Stated task » Set each record down exactly, excluding all images.

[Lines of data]
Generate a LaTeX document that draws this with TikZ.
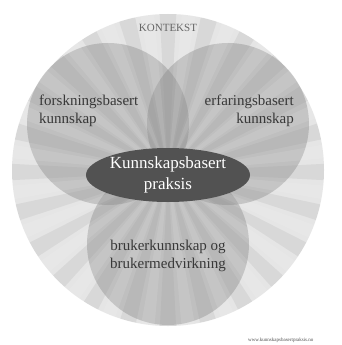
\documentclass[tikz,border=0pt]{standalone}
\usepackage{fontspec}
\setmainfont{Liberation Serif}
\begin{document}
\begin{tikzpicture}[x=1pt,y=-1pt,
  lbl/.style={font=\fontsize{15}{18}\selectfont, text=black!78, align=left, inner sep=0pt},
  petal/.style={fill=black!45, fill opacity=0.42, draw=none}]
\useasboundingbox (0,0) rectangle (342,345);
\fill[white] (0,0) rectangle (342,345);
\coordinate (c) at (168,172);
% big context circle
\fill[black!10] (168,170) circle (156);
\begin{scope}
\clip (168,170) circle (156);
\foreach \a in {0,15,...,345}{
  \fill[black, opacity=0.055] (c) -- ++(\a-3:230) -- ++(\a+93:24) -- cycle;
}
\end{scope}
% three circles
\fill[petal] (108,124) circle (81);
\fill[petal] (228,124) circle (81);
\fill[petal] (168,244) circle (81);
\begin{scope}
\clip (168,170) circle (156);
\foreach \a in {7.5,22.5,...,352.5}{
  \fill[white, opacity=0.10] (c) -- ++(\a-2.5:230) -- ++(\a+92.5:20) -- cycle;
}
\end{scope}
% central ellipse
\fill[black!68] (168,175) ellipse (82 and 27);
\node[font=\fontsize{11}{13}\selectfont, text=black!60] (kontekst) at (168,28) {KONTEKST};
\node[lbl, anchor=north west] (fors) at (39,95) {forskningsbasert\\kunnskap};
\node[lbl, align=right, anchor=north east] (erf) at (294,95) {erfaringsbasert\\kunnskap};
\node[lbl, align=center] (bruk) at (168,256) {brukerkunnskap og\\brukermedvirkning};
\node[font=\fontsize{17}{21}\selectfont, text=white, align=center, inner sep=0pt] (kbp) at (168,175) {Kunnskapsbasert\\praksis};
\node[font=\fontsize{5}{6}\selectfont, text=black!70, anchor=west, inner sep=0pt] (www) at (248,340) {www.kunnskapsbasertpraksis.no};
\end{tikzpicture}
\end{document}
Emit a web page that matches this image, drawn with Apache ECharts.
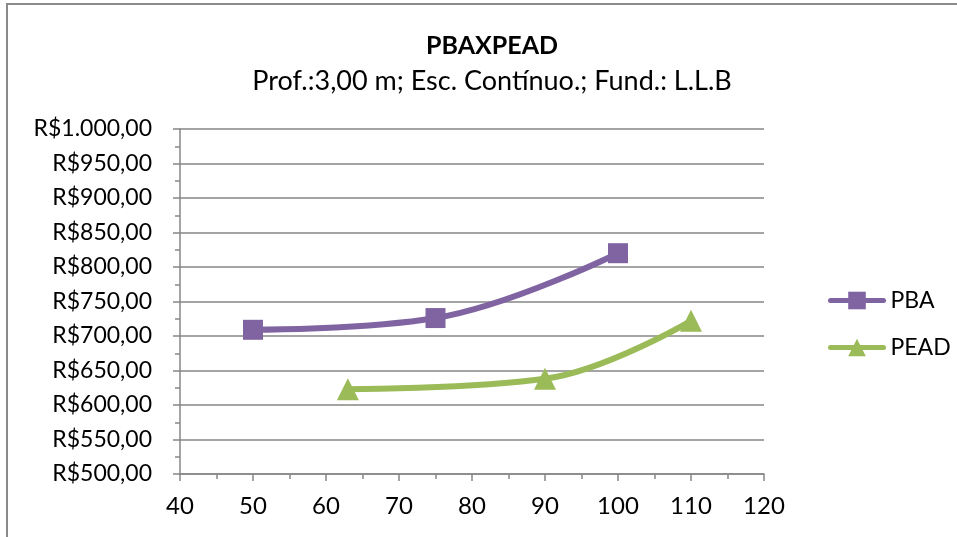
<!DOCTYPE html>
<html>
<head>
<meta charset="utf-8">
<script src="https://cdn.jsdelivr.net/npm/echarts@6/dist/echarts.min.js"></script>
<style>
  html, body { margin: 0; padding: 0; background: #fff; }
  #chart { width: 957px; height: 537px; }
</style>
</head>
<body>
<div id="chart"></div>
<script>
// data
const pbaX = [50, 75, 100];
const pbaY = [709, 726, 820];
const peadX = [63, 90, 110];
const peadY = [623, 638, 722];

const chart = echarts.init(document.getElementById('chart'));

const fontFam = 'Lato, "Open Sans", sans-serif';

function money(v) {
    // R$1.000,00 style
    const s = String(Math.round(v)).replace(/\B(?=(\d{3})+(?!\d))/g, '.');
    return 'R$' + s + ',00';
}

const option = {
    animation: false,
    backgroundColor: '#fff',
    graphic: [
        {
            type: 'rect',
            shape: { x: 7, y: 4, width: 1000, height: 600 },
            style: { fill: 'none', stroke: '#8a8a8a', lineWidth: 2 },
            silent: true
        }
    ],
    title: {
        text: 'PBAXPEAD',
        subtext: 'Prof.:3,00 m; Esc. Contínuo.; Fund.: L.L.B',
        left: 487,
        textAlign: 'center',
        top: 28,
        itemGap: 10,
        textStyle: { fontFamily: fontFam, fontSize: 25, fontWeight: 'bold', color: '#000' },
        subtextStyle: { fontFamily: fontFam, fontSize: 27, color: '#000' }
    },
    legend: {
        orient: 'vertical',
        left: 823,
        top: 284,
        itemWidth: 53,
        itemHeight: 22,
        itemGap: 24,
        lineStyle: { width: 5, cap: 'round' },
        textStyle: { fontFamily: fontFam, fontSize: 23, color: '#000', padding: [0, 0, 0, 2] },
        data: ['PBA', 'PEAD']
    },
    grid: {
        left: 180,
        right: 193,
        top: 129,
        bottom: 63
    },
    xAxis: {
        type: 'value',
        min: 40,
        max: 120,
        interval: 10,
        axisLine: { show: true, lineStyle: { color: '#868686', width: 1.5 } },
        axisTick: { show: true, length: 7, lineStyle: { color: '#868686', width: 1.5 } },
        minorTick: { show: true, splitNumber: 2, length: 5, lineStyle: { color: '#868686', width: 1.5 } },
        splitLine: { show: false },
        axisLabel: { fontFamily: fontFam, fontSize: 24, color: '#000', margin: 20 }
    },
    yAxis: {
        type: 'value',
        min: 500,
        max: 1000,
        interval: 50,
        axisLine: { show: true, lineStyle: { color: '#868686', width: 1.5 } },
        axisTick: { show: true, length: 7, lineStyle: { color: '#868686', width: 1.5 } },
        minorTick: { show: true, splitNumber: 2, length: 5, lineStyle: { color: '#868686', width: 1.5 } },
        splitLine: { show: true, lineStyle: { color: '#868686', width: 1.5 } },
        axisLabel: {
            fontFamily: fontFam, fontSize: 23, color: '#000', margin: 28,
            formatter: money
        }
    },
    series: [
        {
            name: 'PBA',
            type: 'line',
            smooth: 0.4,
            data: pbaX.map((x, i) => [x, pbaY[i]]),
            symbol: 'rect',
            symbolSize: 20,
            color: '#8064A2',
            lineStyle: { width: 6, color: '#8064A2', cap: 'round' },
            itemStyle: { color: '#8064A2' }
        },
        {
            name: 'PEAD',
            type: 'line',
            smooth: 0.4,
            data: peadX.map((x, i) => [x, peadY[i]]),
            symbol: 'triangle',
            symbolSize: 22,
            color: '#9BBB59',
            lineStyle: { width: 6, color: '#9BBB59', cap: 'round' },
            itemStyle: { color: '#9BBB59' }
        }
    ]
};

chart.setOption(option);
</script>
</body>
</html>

Task response »
Generate a LaTeX document that draws this with TikZ.
\documentclass[tikz,border=0pt]{standalone}
\usepackage{fontspec}
\setmainfont{Liberation Serif}
\begin{document}
\begin{tikzpicture}[x=1pt,y=-1pt,
  lbl/.style={font=\fontsize{15}{18}\selectfont, text=black!78, align=left, inner sep=0pt},
  petal/.style={fill=black!45, fill opacity=0.42, draw=none}]
\useasboundingbox (0,0) rectangle (342,345);
\fill[white] (0,0) rectangle (342,345);
\coordinate (c) at (168,172);
% big context circle
\fill[black!10] (168,170) circle (156);
\begin{scope}
\clip (168,170) circle (156);
\foreach \a in {0,15,...,345}{
  \fill[black, opacity=0.055] (c) -- ++(\a-3:230) -- ++(\a+93:24) -- cycle;
}
\end{scope}
% three circles
\fill[petal] (108,124) circle (81);
\fill[petal] (228,124) circle (81);
\fill[petal] (168,244) circle (81);
\begin{scope}
\clip (168,170) circle (156);
\foreach \a in {7.5,22.5,...,352.5}{
  \fill[white, opacity=0.10] (c) -- ++(\a-2.5:230) -- ++(\a+92.5:20) -- cycle;
}
\end{scope}
% central ellipse
\fill[black!68] (168,175) ellipse (82 and 27);
\node[font=\fontsize{11}{13}\selectfont, text=black!60] (kontekst) at (168,28) {KONTEKST};
\node[lbl, anchor=north west] (fors) at (39,95) {forskningsbasert\\kunnskap};
\node[lbl, align=right, anchor=north east] (erf) at (294,95) {erfaringsbasert\\kunnskap};
\node[lbl, align=center] (bruk) at (168,256) {brukerkunnskap og\\brukermedvirkning};
\node[font=\fontsize{17}{21}\selectfont, text=white, align=center, inner sep=0pt] (kbp) at (168,175) {Kunnskapsbasert\\praksis};
\node[font=\fontsize{5}{6}\selectfont, text=black!70, anchor=west, inner sep=0pt] (www) at (248,340) {www.kunnskapsbasertpraksis.no};
\end{tikzpicture}
\end{document}
Emit a web page that matches this image, drawn with Apache ECharts.
<!DOCTYPE html>
<html>
<head>
<meta charset="utf-8">
<script src="https://cdn.jsdelivr.net/npm/echarts@6/dist/echarts.min.js"></script>
<style>
  html, body { margin: 0; padding: 0; background: #fff; }
  #chart { width: 957px; height: 537px; }
</style>
</head>
<body>
<div id="chart"></div>
<script>
// data
const pbaX = [50, 75, 100];
const pbaY = [709, 726, 820];
const peadX = [63, 90, 110];
const peadY = [623, 638, 722];

const chart = echarts.init(document.getElementById('chart'));

const fontFam = 'Lato, "Open Sans", sans-serif';

function money(v) {
    // R$1.000,00 style
    const s = String(Math.round(v)).replace(/\B(?=(\d{3})+(?!\d))/g, '.');
    return 'R$' + s + ',00';
}

const option = {
    animation: false,
    backgroundColor: '#fff',
    graphic: [
        {
            type: 'rect',
            shape: { x: 7, y: 4, width: 1000, height: 600 },
            style: { fill: 'none', stroke: '#8a8a8a', lineWidth: 2 },
            silent: true
        }
    ],
    title: {
        text: 'PBAXPEAD',
        subtext: 'Prof.:3,00 m; Esc. Contínuo.; Fund.: L.L.B',
        left: 487,
        textAlign: 'center',
        top: 28,
        itemGap: 10,
        textStyle: { fontFamily: fontFam, fontSize: 25, fontWeight: 'bold', color: '#000' },
        subtextStyle: { fontFamily: fontFam, fontSize: 27, color: '#000' }
    },
    legend: {
        orient: 'vertical',
        left: 823,
        top: 284,
        itemWidth: 53,
        itemHeight: 22,
        itemGap: 24,
        lineStyle: { width: 5, cap: 'round' },
        textStyle: { fontFamily: fontFam, fontSize: 23, color: '#000', padding: [0, 0, 0, 2] },
        data: ['PBA', 'PEAD']
    },
    grid: {
        left: 180,
        right: 193,
        top: 129,
        bottom: 63
    },
    xAxis: {
        type: 'value',
        min: 40,
        max: 120,
        interval: 10,
        axisLine: { show: true, lineStyle: { color: '#868686', width: 1.5 } },
        axisTick: { show: true, length: 7, lineStyle: { color: '#868686', width: 1.5 } },
        minorTick: { show: true, splitNumber: 2, length: 5, lineStyle: { color: '#868686', width: 1.5 } },
        splitLine: { show: false },
        axisLabel: { fontFamily: fontFam, fontSize: 24, color: '#000', margin: 20 }
    },
    yAxis: {
        type: 'value',
        min: 500,
        max: 1000,
        interval: 50,
        axisLine: { show: true, lineStyle: { color: '#868686', width: 1.5 } },
        axisTick: { show: true, length: 7, lineStyle: { color: '#868686', width: 1.5 } },
        minorTick: { show: true, splitNumber: 2, length: 5, lineStyle: { color: '#868686', width: 1.5 } },
        splitLine: { show: true, lineStyle: { color: '#868686', width: 1.5 } },
        axisLabel: {
            fontFamily: fontFam, fontSize: 23, color: '#000', margin: 28,
            formatter: money
        }
    },
    series: [
        {
            name: 'PBA',
            type: 'line',
            smooth: 0.4,
            data: pbaX.map((x, i) => [x, pbaY[i]]),
            symbol: 'rect',
            symbolSize: 20,
            color: '#8064A2',
            lineStyle: { width: 6, color: '#8064A2', cap: 'round' },
            itemStyle: { color: '#8064A2' }
        },
        {
            name: 'PEAD',
            type: 'line',
            smooth: 0.4,
            data: peadX.map((x, i) => [x, peadY[i]]),
            symbol: 'triangle',
            symbolSize: 22,
            color: '#9BBB59',
            lineStyle: { width: 6, color: '#9BBB59', cap: 'round' },
            itemStyle: { color: '#9BBB59' }
        }
    ]
};

chart.setOption(option);
</script>
</body>
</html>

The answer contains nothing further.